Prototype Development and Interaction Design
The AR prototype for the Apple Vision Pro enables clients to experience building designs in original size, location-based and immersively – both as exterior and interior experiences. The UI design is based on the official Human Interface Guidelines for visionOS and incorporates central principles of spatial, user-centered design.

The interaction concept is based on three native gesture controls as well as physical movement in the real environment. A central principle is the integration of real movement in space as the central navigation method.

To ensure physical safety, the floor area in the immediate vicinity is displayed transparently when walking movements are detected. This keeps real conditions such as unevenness, terrain steps, or obstacles visible at all times.

Additionally, a specific navigation function was implemented that combines drag gestures and plane detection. This allows the model to be explored efficiently even with limited physical mobility.

The interior view offers a multimodal navigation concept that flexibly adapts to different usage situations. The user can either move physically through the digital model or alternatively trigger virtual movement in space using hand gestures.
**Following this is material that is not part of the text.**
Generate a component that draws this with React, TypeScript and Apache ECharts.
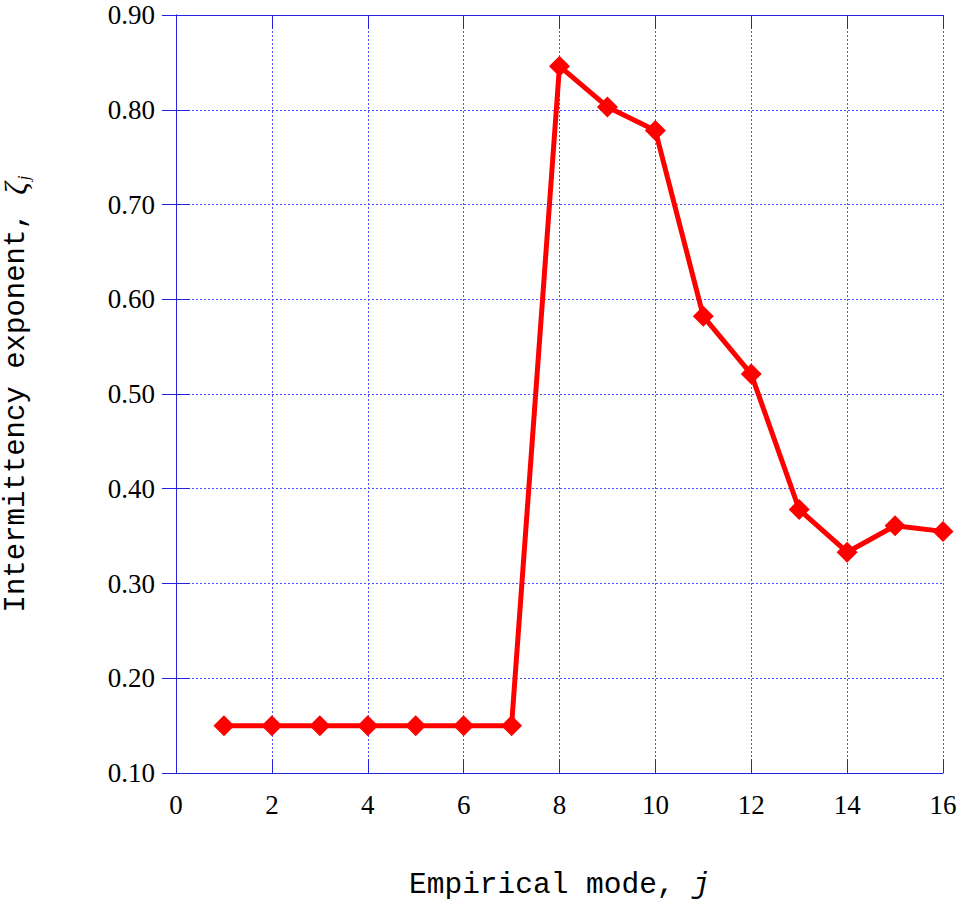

Evaluation through Experience Testing
The qualitative experience testing was conducted with five participants under practical conditions on a walkable property. The investigation used a multi-methodological design: Think-Aloud technique, semi-structured interviews, and standardized questionnaires including the NASA Task Load Index (NASA-TLX) for measuring subjective load and the User Experience Questionnaire – Short (UEQ-S) for measuring user experience and acceptance.

Quantitative Findings
For the quantitative survey, an online questionnaire was conducted with n = 44 participants. The survey used a within-subjects design with randomized order, where participants evaluated both classic 2D floor plans and AR visualizations on seven-point Likert scales.

The results show that AR visualizations significantly improve spatial understanding, decision confidence, client satisfaction, and communication between architects and clients compared to classic 2D floor plans. The AR visualization performed significantly better than the classic 2D floor plan in all surveyed aspects. Effect sizes range from d = 0.5 to d = 0.8 or higher.

Qualitative Insights
The qualitative evaluation shows that particularly the physical navigation and intuitive interaction in the AR model are positively evaluated. A central experience of all test participants was the extraordinarily high immersion achieved through the spatial experience of the building at 1:1 scale and in real context.

The evaluation of the NASA-TLX questionnaire reveals overall low to moderate subjective load when using the AR prototype. The evaluation of the UEQ-S shows that the AR prototype is predominantly positively assessed by participants. Particularly highlighted are aspects such as attractiveness, comprehensibility, and modernity.

Workflow Integration and Technical Feasibility
The research demonstrates the technical feasibility of an automated CAD-to-AR workflow. The conceived process integrates seamlessly into existing CAD environments through plugin architecture, automatically converting 2D floor plans and 3D models into AR-compatible formats. Both ArchiCAD and AutoCAD provide official APIs that enable native integration.
The workflow encompasses model export, format conversion to USDZ, cloud-based distribution, and direct loading into the AR application. This approach ensures a continuous user experience from modeling to immersive on-site presentation while maintaining the precision and accuracy of the original CAD data.
Acceptance depends significantly on simple integration into existing CAD workflows and the user-friendliness of the AR application. The study identifies practice-relevant requirements as well as limitations and provides recommendations for the further development of user-centered AR solutions in architectural planning.